WHAT THE TASK ASKS: Make an exact transcription of the material, leaving out all images.

>> BEGIN DATA

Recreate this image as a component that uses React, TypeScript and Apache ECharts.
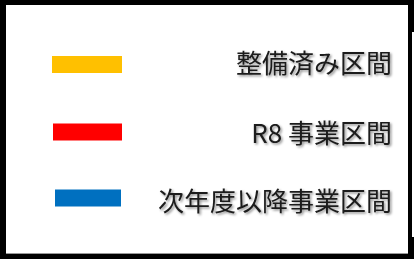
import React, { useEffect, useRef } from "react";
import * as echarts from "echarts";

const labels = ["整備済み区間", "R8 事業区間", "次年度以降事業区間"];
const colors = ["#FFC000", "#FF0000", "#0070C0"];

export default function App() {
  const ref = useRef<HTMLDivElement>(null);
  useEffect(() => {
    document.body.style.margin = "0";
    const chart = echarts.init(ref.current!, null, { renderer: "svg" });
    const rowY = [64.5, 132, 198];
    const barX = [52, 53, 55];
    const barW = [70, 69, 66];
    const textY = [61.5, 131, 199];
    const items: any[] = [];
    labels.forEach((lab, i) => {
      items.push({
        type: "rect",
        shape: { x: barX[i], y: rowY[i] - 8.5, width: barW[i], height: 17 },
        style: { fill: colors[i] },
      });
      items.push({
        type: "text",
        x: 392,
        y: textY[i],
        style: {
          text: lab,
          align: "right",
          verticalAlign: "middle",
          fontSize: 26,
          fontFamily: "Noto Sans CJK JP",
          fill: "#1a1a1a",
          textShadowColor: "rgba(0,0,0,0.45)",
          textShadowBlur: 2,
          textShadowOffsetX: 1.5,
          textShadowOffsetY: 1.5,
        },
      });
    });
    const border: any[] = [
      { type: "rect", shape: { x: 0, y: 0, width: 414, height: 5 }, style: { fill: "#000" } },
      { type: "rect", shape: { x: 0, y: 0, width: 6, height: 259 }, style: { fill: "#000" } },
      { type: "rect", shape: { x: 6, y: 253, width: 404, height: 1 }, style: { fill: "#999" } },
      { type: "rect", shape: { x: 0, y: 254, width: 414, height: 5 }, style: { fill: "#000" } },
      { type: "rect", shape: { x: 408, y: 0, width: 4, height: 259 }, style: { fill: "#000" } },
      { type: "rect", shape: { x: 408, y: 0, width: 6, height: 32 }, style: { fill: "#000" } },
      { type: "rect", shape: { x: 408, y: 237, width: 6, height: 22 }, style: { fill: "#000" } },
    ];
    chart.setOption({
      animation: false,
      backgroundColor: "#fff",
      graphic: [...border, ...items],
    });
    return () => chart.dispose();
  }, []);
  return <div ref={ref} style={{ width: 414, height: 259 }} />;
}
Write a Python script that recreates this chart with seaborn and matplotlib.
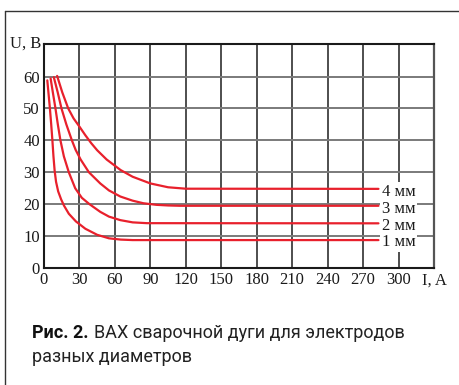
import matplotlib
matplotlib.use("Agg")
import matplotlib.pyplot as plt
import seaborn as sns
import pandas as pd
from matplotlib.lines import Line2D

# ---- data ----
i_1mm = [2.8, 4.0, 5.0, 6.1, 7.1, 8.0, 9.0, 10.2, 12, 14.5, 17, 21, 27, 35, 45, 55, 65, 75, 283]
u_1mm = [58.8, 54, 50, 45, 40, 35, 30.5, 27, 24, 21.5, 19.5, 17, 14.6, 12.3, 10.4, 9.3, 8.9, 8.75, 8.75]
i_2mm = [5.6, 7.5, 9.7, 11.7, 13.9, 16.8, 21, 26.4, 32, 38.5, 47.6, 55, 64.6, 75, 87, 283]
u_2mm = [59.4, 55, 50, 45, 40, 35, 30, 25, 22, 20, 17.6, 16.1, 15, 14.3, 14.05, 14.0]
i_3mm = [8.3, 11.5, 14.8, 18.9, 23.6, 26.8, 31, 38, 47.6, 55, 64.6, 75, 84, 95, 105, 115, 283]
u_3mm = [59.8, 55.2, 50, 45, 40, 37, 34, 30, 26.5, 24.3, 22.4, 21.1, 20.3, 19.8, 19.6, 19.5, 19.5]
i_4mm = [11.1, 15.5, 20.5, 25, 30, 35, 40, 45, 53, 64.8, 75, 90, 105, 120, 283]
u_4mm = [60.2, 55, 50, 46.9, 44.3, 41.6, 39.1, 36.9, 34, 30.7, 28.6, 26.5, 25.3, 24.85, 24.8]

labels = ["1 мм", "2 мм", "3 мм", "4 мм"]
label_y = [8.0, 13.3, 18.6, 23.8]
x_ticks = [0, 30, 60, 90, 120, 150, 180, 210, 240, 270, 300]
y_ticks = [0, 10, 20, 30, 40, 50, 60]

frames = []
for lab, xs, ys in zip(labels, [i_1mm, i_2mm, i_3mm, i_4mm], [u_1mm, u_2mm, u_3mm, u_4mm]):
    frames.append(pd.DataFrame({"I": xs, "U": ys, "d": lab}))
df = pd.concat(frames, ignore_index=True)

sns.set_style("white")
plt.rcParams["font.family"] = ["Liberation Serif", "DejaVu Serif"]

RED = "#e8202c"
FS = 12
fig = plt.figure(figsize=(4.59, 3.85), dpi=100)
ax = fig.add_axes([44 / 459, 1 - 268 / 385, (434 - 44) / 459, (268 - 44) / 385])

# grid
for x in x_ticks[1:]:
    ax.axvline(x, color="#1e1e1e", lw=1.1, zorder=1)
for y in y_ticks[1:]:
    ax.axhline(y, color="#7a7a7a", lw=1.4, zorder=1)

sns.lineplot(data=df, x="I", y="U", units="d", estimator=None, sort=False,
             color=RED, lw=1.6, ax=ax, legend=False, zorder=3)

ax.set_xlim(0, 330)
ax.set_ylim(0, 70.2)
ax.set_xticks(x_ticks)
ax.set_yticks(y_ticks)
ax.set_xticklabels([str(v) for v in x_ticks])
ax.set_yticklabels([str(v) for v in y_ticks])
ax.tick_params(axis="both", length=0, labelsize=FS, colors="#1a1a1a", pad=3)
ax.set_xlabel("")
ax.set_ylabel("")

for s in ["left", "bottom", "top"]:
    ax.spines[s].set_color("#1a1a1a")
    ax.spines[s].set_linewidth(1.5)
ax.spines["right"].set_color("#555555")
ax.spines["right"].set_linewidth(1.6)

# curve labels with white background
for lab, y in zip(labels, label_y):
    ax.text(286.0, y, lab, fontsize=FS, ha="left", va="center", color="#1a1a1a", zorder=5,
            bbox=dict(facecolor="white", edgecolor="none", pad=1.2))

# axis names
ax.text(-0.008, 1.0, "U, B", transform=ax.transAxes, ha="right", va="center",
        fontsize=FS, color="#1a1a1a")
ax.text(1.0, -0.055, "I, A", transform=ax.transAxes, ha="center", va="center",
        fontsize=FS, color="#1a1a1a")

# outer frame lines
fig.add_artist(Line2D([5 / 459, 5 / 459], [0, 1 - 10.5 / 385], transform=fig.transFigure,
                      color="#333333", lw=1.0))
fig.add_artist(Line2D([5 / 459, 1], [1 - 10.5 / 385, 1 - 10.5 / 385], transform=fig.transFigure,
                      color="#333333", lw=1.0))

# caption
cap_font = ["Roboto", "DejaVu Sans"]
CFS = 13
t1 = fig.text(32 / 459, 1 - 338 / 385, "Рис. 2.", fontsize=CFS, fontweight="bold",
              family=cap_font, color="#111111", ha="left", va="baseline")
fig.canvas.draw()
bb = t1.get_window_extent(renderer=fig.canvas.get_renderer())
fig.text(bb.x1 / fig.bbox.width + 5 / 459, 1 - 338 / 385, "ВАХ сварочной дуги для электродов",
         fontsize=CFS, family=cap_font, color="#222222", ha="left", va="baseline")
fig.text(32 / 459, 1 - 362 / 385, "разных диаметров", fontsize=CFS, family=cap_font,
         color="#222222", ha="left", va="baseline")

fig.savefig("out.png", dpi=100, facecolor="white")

>> END DATA

CORRECT RESULT:
Recreate this image as a component that uses React, TypeScript and Apache ECharts.
import React, { useEffect, useRef } from "react";
import * as echarts from "echarts";

const labels = ["整備済み区間", "R8 事業区間", "次年度以降事業区間"];
const colors = ["#FFC000", "#FF0000", "#0070C0"];

export default function App() {
  const ref = useRef<HTMLDivElement>(null);
  useEffect(() => {
    document.body.style.margin = "0";
    const chart = echarts.init(ref.current!, null, { renderer: "svg" });
    const rowY = [64.5, 132, 198];
    const barX = [52, 53, 55];
    const barW = [70, 69, 66];
    const textY = [61.5, 131, 199];
    const items: any[] = [];
    labels.forEach((lab, i) => {
      items.push({
        type: "rect",
        shape: { x: barX[i], y: rowY[i] - 8.5, width: barW[i], height: 17 },
        style: { fill: colors[i] },
      });
      items.push({
        type: "text",
        x: 392,
        y: textY[i],
        style: {
          text: lab,
          align: "right",
          verticalAlign: "middle",
          fontSize: 26,
          fontFamily: "Noto Sans CJK JP",
          fill: "#1a1a1a",
          textShadowColor: "rgba(0,0,0,0.45)",
          textShadowBlur: 2,
          textShadowOffsetX: 1.5,
          textShadowOffsetY: 1.5,
        },
      });
    });
    const border: any[] = [
      { type: "rect", shape: { x: 0, y: 0, width: 414, height: 5 }, style: { fill: "#000" } },
      { type: "rect", shape: { x: 0, y: 0, width: 6, height: 259 }, style: { fill: "#000" } },
      { type: "rect", shape: { x: 6, y: 253, width: 404, height: 1 }, style: { fill: "#999" } },
      { type: "rect", shape: { x: 0, y: 254, width: 414, height: 5 }, style: { fill: "#000" } },
      { type: "rect", shape: { x: 408, y: 0, width: 4, height: 259 }, style: { fill: "#000" } },
      { type: "rect", shape: { x: 408, y: 0, width: 6, height: 32 }, style: { fill: "#000" } },
      { type: "rect", shape: { x: 408, y: 237, width: 6, height: 22 }, style: { fill: "#000" } },
    ];
    chart.setOption({
      animation: false,
      backgroundColor: "#fff",
      graphic: [...border, ...items],
    });
    return () => chart.dispose();
  }, []);
  return <div ref={ref} style={{ width: 414, height: 259 }} />;
}
Write a Python script that recreates this chart with seaborn and matplotlib.
import matplotlib
matplotlib.use("Agg")
import matplotlib.pyplot as plt
import seaborn as sns
import pandas as pd
from matplotlib.lines import Line2D

# ---- data ----
i_1mm = [2.8, 4.0, 5.0, 6.1, 7.1, 8.0, 9.0, 10.2, 12, 14.5, 17, 21, 27, 35, 45, 55, 65, 75, 283]
u_1mm = [58.8, 54, 50, 45, 40, 35, 30.5, 27, 24, 21.5, 19.5, 17, 14.6, 12.3, 10.4, 9.3, 8.9, 8.75, 8.75]
i_2mm = [5.6, 7.5, 9.7, 11.7, 13.9, 16.8, 21, 26.4, 32, 38.5, 47.6, 55, 64.6, 75, 87, 283]
u_2mm = [59.4, 55, 50, 45, 40, 35, 30, 25, 22, 20, 17.6, 16.1, 15, 14.3, 14.05, 14.0]
i_3mm = [8.3, 11.5, 14.8, 18.9, 23.6, 26.8, 31, 38, 47.6, 55, 64.6, 75, 84, 95, 105, 115, 283]
u_3mm = [59.8, 55.2, 50, 45, 40, 37, 34, 30, 26.5, 24.3, 22.4, 21.1, 20.3, 19.8, 19.6, 19.5, 19.5]
i_4mm = [11.1, 15.5, 20.5, 25, 30, 35, 40, 45, 53, 64.8, 75, 90, 105, 120, 283]
u_4mm = [60.2, 55, 50, 46.9, 44.3, 41.6, 39.1, 36.9, 34, 30.7, 28.6, 26.5, 25.3, 24.85, 24.8]

labels = ["1 мм", "2 мм", "3 мм", "4 мм"]
label_y = [8.0, 13.3, 18.6, 23.8]
x_ticks = [0, 30, 60, 90, 120, 150, 180, 210, 240, 270, 300]
y_ticks = [0, 10, 20, 30, 40, 50, 60]

frames = []
for lab, xs, ys in zip(labels, [i_1mm, i_2mm, i_3mm, i_4mm], [u_1mm, u_2mm, u_3mm, u_4mm]):
    frames.append(pd.DataFrame({"I": xs, "U": ys, "d": lab}))
df = pd.concat(frames, ignore_index=True)

sns.set_style("white")
plt.rcParams["font.family"] = ["Liberation Serif", "DejaVu Serif"]

RED = "#e8202c"
FS = 12
fig = plt.figure(figsize=(4.59, 3.85), dpi=100)
ax = fig.add_axes([44 / 459, 1 - 268 / 385, (434 - 44) / 459, (268 - 44) / 385])

# grid
for x in x_ticks[1:]:
    ax.axvline(x, color="#1e1e1e", lw=1.1, zorder=1)
for y in y_ticks[1:]:
    ax.axhline(y, color="#7a7a7a", lw=1.4, zorder=1)

sns.lineplot(data=df, x="I", y="U", units="d", estimator=None, sort=False,
             color=RED, lw=1.6, ax=ax, legend=False, zorder=3)

ax.set_xlim(0, 330)
ax.set_ylim(0, 70.2)
ax.set_xticks(x_ticks)
ax.set_yticks(y_ticks)
ax.set_xticklabels([str(v) for v in x_ticks])
ax.set_yticklabels([str(v) for v in y_ticks])
ax.tick_params(axis="both", length=0, labelsize=FS, colors="#1a1a1a", pad=3)
ax.set_xlabel("")
ax.set_ylabel("")

for s in ["left", "bottom", "top"]:
    ax.spines[s].set_color("#1a1a1a")
    ax.spines[s].set_linewidth(1.5)
ax.spines["right"].set_color("#555555")
ax.spines["right"].set_linewidth(1.6)

# curve labels with white background
for lab, y in zip(labels, label_y):
    ax.text(286.0, y, lab, fontsize=FS, ha="left", va="center", color="#1a1a1a", zorder=5,
            bbox=dict(facecolor="white", edgecolor="none", pad=1.2))

# axis names
ax.text(-0.008, 1.0, "U, B", transform=ax.transAxes, ha="right", va="center",
        fontsize=FS, color="#1a1a1a")
ax.text(1.0, -0.055, "I, A", transform=ax.transAxes, ha="center", va="center",
        fontsize=FS, color="#1a1a1a")

# outer frame lines
fig.add_artist(Line2D([5 / 459, 5 / 459], [0, 1 - 10.5 / 385], transform=fig.transFigure,
                      color="#333333", lw=1.0))
fig.add_artist(Line2D([5 / 459, 1], [1 - 10.5 / 385, 1 - 10.5 / 385], transform=fig.transFigure,
                      color="#333333", lw=1.0))

# caption
cap_font = ["Roboto", "DejaVu Sans"]
CFS = 13
t1 = fig.text(32 / 459, 1 - 338 / 385, "Рис. 2.", fontsize=CFS, fontweight="bold",
              family=cap_font, color="#111111", ha="left", va="baseline")
fig.canvas.draw()
bb = t1.get_window_extent(renderer=fig.canvas.get_renderer())
fig.text(bb.x1 / fig.bbox.width + 5 / 459, 1 - 338 / 385, "ВАХ сварочной дуги для электродов",
         fontsize=CFS, family=cap_font, color="#222222", ha="left", va="baseline")
fig.text(32 / 459, 1 - 362 / 385, "разных диаметров", fontsize=CFS, family=cap_font,
         color="#222222", ha="left", va="baseline")

fig.savefig("out.png", dpi=100, facecolor="white")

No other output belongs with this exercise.